Return of the Glacier-Born

Return of the Glacier-Born
Return of the Glacier-Born

A visual fracture in the frozen silence of planetary memory.

Beneath the ice, beneath the noise, beneath the memory of memory… they waited.

This is not just a painting—it is a breach. A moment caught at the very edge of the thaw, when the sealed awaken and the petrified begin to remember their names.

A canine sentinel rests at the foreground—his face shaped by longing and loyalty. Yet he is not alone. Behind him, curled into impossible forms, are beings half-fish, half-serpent, half-forgotten. Their bodies are stretched and transformed, as though melted from stasis but not yet reborn. These are the Glacier-Born—not born of cold, but bound by it. Their essence was not meant to freeze. It was forced.

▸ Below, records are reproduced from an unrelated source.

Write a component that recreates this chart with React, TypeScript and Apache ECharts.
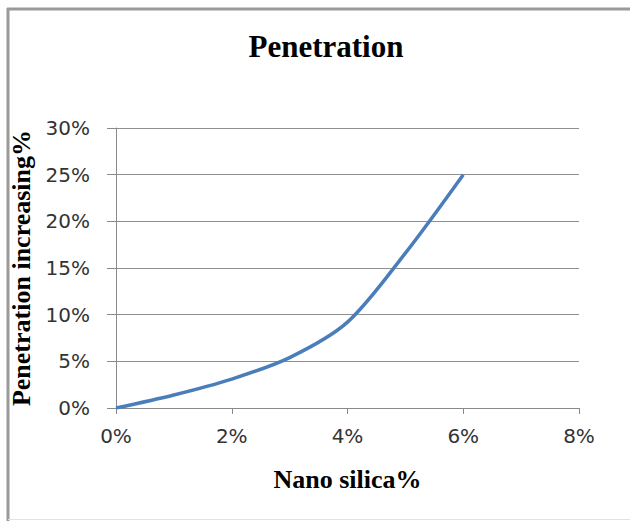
import React, { useEffect, useRef } from "react";
import * as echarts from "echarts";

const nanoSilica = [0, 0.01, 0.02, 0.03, 0.04, 0.05, 0.06];
const penetrationIncrease = [0, 0.014, 0.031, 0.054, 0.092, 0.166, 0.25];
const xTicks = { min: 0, max: 0.08, interval: 0.02 };
const yTicks = { min: 0, max: 0.3, interval: 0.05 };

const pct = (v: number) => `${Math.round(v * 100)}%`;

export default function App() {
  const ref = useRef<HTMLDivElement>(null);
  useEffect(() => {
    if (!ref.current) return;
    const chart = echarts.init(ref.current, null, { renderer: "svg" });
    const tickFont = { fontFamily: "DejaVu Sans", fontSize: 20, color: "#333" };
    const titleFont = { fontFamily: "Liberation Serif", fontWeight: "bold" as const, color: "#000" };
    chart.setOption({
      animation: false,
      backgroundColor: "#fff",
      title: {
        text: "Penetration",
        left: 321,
        textAlign: "center",
        top: 26,
        textStyle: { ...titleFont, fontSize: 31 },
      },
      grid: { left: 116, right: 51, top: 128, bottom: 113 },
      xAxis: {
        type: "value",
        min: xTicks.min,
        max: xTicks.max,
        interval: xTicks.interval,
        name: "Nano silica%",
        nameLocation: "middle",
        nameGap: 58,
        nameTextStyle: { ...titleFont, fontSize: 26 },
        axisLine: { show: true, lineStyle: { color: "#8a8a8a", width: 1 } },
        axisTick: { show: true, length: 6, lineStyle: { color: "#8a8a8a" } },
        axisLabel: { ...tickFont, margin: 18, formatter: pct },
        splitLine: { show: false },
      },
      yAxis: {
        type: "value",
        min: yTicks.min,
        max: yTicks.max,
        interval: yTicks.interval,
        name: "Penetration increasing%",
        nameLocation: "middle",
        nameGap: 70,
        nameTextStyle: { ...titleFont, fontSize: 26 },
        axisLine: { show: true, lineStyle: { color: "#8a8a8a", width: 1 } },
        axisTick: { show: true, length: 9, lineStyle: { color: "#8a8a8a" } },
        axisLabel: { ...tickFont, margin: 26, formatter: pct },
        splitLine: { show: true, lineStyle: { color: "#8f8f8f", width: 1.2 } },
      },
      series: [
        {
          type: "line",
          data: nanoSilica.map((x, i) => [x, penetrationIncrease[i]]),
          smooth: 0.3,
          showSymbol: false,
          lineStyle: { color: "#4a7ebb", width: 3.5 },
        },
      ],
      graphic: [
        { type: "line", shape: { x1: 8, y1: 8, x2: 8, y2: 521 }, style: { stroke: "#9a9a9a", lineWidth: 3 } },
        { type: "line", shape: { x1: 7, y1: 9, x2: 630, y2: 9 }, style: { stroke: "#9a9a9a", lineWidth: 3 } },
        { type: "line", shape: { x1: 8, y1: 519.5, x2: 630, y2: 519.5 }, style: { stroke: "#e2e2e2", lineWidth: 1 } },
      ],
    });
    return () => chart.dispose();
  }, []);
  return (
    <div
      ref={ref}
      style={{ position: "fixed", left: 0, top: 0, width: 630, height: 521 }}
    />
  );
}
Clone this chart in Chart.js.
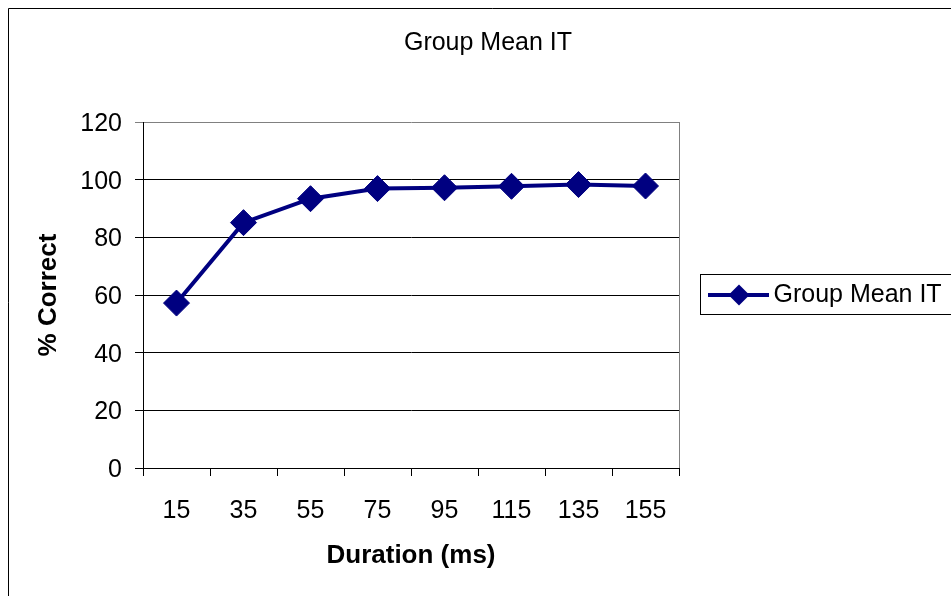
<!DOCTYPE html>
<html><head><meta charset="utf-8">
<script src="https://cdn.jsdelivr.net/npm/chart.js@4"></script>
<style>html,body{margin:0;padding:0;background:#fff;overflow:hidden;} canvas{display:block;}</style>
</head><body>
<canvas id="c" width="976" height="596"></canvas>
<script>
const durations = ['15','35','55','75','95','115','135','155'];
const groupMeanIT = [57.2, 85.1, 93.4, 96.9, 97.2, 97.7, 98.3, 97.8];
const yTickValues = [0, 20, 40, 60, 80, 100, 120];
const seriesName = 'Group Mean IT';
const chartTitle = 'Group Mean IT';
const xTitle = 'Duration (ms)';
const yTitle = '% Correct';

const NAVY = '#000080';
Chart.defaults.font.family = "'Liberation Sans', Arial, Helvetica, sans-serif";
Chart.defaults.color = '#000';

// legend swatch: line with diamond
const sw = document.createElement('canvas');
sw.width = 100; sw.height = 30;
const sc = sw.getContext('2d');
sc.strokeStyle = NAVY; sc.lineWidth = 4;
sc.beginPath(); sc.moveTo(33, 15); sc.lineTo(94, 15); sc.stroke();
sc.fillStyle = NAVY;
sc.beginPath(); sc.moveTo(53.5, 15); sc.lineTo(64, 4.5); sc.lineTo(74.5, 15); sc.lineTo(64, 25.5); sc.closePath(); sc.fill();

const frame = {
  id: 'frame',
  afterInit(chart) {
    const lg = chart.legend;
    if (lg) {
      const f = lg.fit;
      lg.fit = function () { f.call(this); this.width = 297; };
    }
  },
  beforeDraw(chart) {
    const c = chart.ctx;
    c.save();
    c.fillStyle = '#fff';
    c.fillRect(0, 0, chart.width, chart.height);
    c.strokeStyle = '#000'; c.lineWidth = 1;
    c.beginPath(); c.moveTo(8.5, chart.height + 5); c.lineTo(8.5, 8.5); c.lineTo(chart.width + 5, 8.5); c.stroke();
    c.restore();
  },
  beforeDatasetsDraw(chart) {
    const a = chart.chartArea, c = chart.ctx;
    const x = Math.round(a.right) + 0.5;
    c.save(); c.strokeStyle = '#808080'; c.lineWidth = 1;
    c.beginPath(); c.moveTo(x, a.top); c.lineTo(x, a.bottom); c.stroke();
    c.restore();
  },
  afterDraw(chart) {
    const lg = chart.legend;
    if (!lg || !lg.legendHitBoxes || !lg.legendHitBoxes.length) return;
    const hb = lg.legendHitBoxes[0];
    const c = chart.ctx;
    const l = Math.round(lg.left + 21) + 0.5;
    const t = Math.floor(hb.top - 8) + 0.5;
    const b = Math.floor(hb.top + 32) + 0.5;
    c.save(); c.strokeStyle = '#000'; c.lineWidth = 1;
    c.strokeRect(l, t, chart.width + 20 - l, b - t);
    c.restore();
  }
};

new Chart(document.getElementById('c'), {
  type: 'line',
  data: {
    labels: durations,
    datasets: [{
      label: seriesName,
      data: groupMeanIT,
      borderColor: NAVY,
      backgroundColor: NAVY,
      borderWidth: 4,
      pointStyle: 'rectRot',
      pointRadius: 13,
      pointBorderWidth: 1,
      pointBackgroundColor: NAVY,
      pointBorderColor: NAVY,
      tension: 0,
      fill: false,
      clip: false
    }]
  },
  options: {
    responsive: false,
    animation: false,
    devicePixelRatio: 1,
    events: [],
    layout: { padding: 0 },
    scales: {
      x: {
        type: 'category',
        offset: true,
        grid: { display: true, offset: true, drawOnChartArea: false, drawTicks: true, tickLength: 8, color: '#000', lineWidth: 1 },
        border: { display: true, color: '#000', width: 1 },
        ticks: { font: { size: 25 }, color: '#000', padding: 20, maxRotation: 0, autoSkip: false },
        title: { display: true, text: xTitle, font: { size: 26, weight: 'bold' }, color: '#000', padding: { top: 0, bottom: 25 } },
        afterFit(s) { s.height = 128; }
      },
      y: {
        min: 0, max: 120,
        afterBuildTicks(s) { s.ticks = yTickValues.map(v => ({ value: v })); },
        ticks: { font: { size: 25 }, color: '#000', padding: 13, labelOffset: 2 },
        grid: { color: (ctx) => (ctx.tick && ctx.tick.value === 120 ? '#808080' : '#000'), tickLength: 8, drawTicks: true, lineWidth: 1 },
        border: { display: true, color: '#000', width: 1 },
        title: { display: true, text: yTitle, font: { size: 26, weight: 'bold' }, color: '#000', padding: { top: 33, bottom: 0 } },
        afterFit(s) { s.width = 143; }
      }
    },
    plugins: {
      title: { display: true, text: chartTitle, font: { size: 25, weight: 'normal' }, color: '#000', padding: { top: 28, bottom: 64 } },
      legend: {
        display: true, position: 'right', fullSize: false, align: 'center',
        labels: { usePointStyle: true, pointStyle: sw, pointStyleWidth: 72, padding: 10, font: { size: 25 }, color: '#000' }
      },
      tooltip: { enabled: false }
    }
  },
  plugins: [frame]
});
</script>
</body></html>
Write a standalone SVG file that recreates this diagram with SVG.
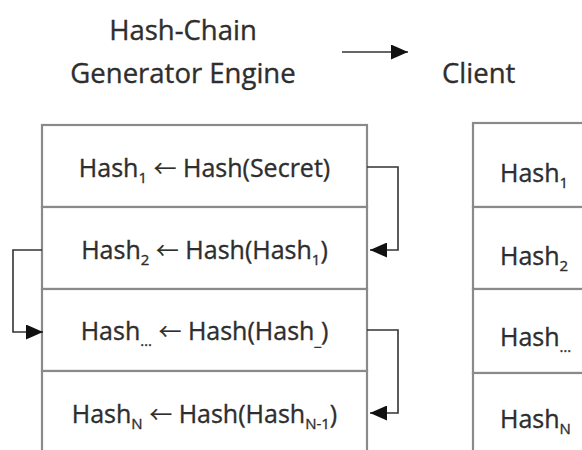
<svg xmlns="http://www.w3.org/2000/svg" width="582" height="450" viewBox="0 0 582 450">
<style>
.t{font-family:"Open Sans","Liberation Sans",sans-serif;fill:#2e2e2e;stroke:#2e2e2e;stroke-width:0.35}
.title{font-size:27.5px}
.row{font-size:25px}
.ar{font-family:"Noto Sans CJK SC","Noto Sans CJK JP",sans-serif;font-size:23px;stroke-width:0.2}
.box{fill:#fff;stroke:#8a8a8a;stroke-width:2.2}
.con{fill:none;stroke:#333;stroke-width:1.6}
</style>
<defs>
<marker id="ah" markerWidth="17" markerHeight="15" refX="17" refY="7.5" orient="auto" markerUnits="userSpaceOnUse">
<path d="M0,0 L17,7.5 L0,15 Z" fill="#111"/>
</marker>
</defs>
<rect width="582" height="450" fill="#fff"/>
<g id="title-engine">
<text class="t title" x="183" y="40" text-anchor="middle">Hash-Chain</text>
<text class="t title" x="183" y="83" text-anchor="middle">Generator Engine</text>
</g>
<g id="title-client">
<text class="t title" x="442" y="83">Client</text>
</g>
<g id="engine">
<rect class="box" x="42" y="125" width="325" height="82"/>
<rect class="box" x="42" y="207" width="325" height="82"/>
<rect class="box" x="42" y="289" width="325" height="82"/>
<rect class="box" x="42" y="371" width="325" height="90"/>
<text class="t row" x="204.5" y="177" text-anchor="middle">Hash<tspan font-size="15" dy="6">1</tspan><tspan dy="-6"> </tspan><tspan class="ar">←</tspan> Hash(Secret)</text>
<text class="t row" x="204.5" y="259" text-anchor="middle">Hash<tspan font-size="15" dy="6">2</tspan><tspan dy="-6"> </tspan><tspan class="ar">←</tspan> Hash(Hash<tspan font-size="15" dy="6">1</tspan><tspan dy="-6">)</tspan></text>
<text class="t row" x="204.5" y="340" text-anchor="middle">Hash<tspan font-size="15" dy="6">…</tspan><tspan dy="-6"> </tspan><tspan class="ar">←</tspan> Hash(Hash<tspan font-size="15" dy="6">_</tspan><tspan dy="-6">)</tspan></text>
<text class="t row" x="204.5" y="423" text-anchor="middle">Hash<tspan font-size="15" dy="6">N</tspan><tspan dy="-6"> </tspan><tspan class="ar">←</tspan> Hash(Hash<tspan font-size="15" dy="6">N-1</tspan><tspan dy="-6">)</tspan></text>
</g>
<g id="client">
<rect class="box" x="473" y="123" width="130" height="84"/>
<rect class="box" x="473" y="207" width="130" height="82"/>
<rect class="box" x="473" y="289" width="130" height="84"/>
<rect class="box" x="473" y="373" width="130" height="90"/>
<text class="t row" x="500" y="182">Hash<tspan font-size="15" dy="6">1</tspan></text>
<text class="t row" x="500" y="265">Hash<tspan font-size="15" dy="6">2</tspan></text>
<text class="t row" x="500" y="346">Hash<tspan font-size="15" dy="6">…</tspan></text>
<text class="t row" x="500" y="428">Hash<tspan font-size="15" dy="6">N</tspan></text>
</g>
<g id="connectors">
<line class="con" x1="342" y1="52" x2="408" y2="52" marker-end="url(#ah)"/>
<polyline class="con" points="367,167 398,167 398,250 370,250" marker-end="url(#ah)"/>
<polyline class="con" points="42,250 13,250 13,332 43,332" marker-end="url(#ah)"/>
<polyline class="con" points="367,330 398,330 398,413 370,413" marker-end="url(#ah)"/>
</g>
</svg>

On the right, a serpentine watcher peers outward—not aggressive, but mourning. Mourning the time lost, the lifetimes trapped, the generations that passed blind while these guardians lay sleeping.

Above it all, a small silver dragon—almost missed—whispers of encoded myth, of truths disguised as fantasy. And just higher still: a craft. Silent. Present. As if it came not to arrive, but to witness the moment when ice becomes breath again.

The landscape is alien, yet familiar. Caverns shaped like bones, mountains like old gods hunched in prayer. Snow not just as weather—but as veil. Every line in this work is a pulse pushing against a shell long cracked. Because this isn’t just a piece of art. It is the sound of stone turning back to skin.

It is the tremble of an eye that has been closed for 12,000 years—blinking open for the first time.
It is the message:
“We are still here. We never left. We remember you.”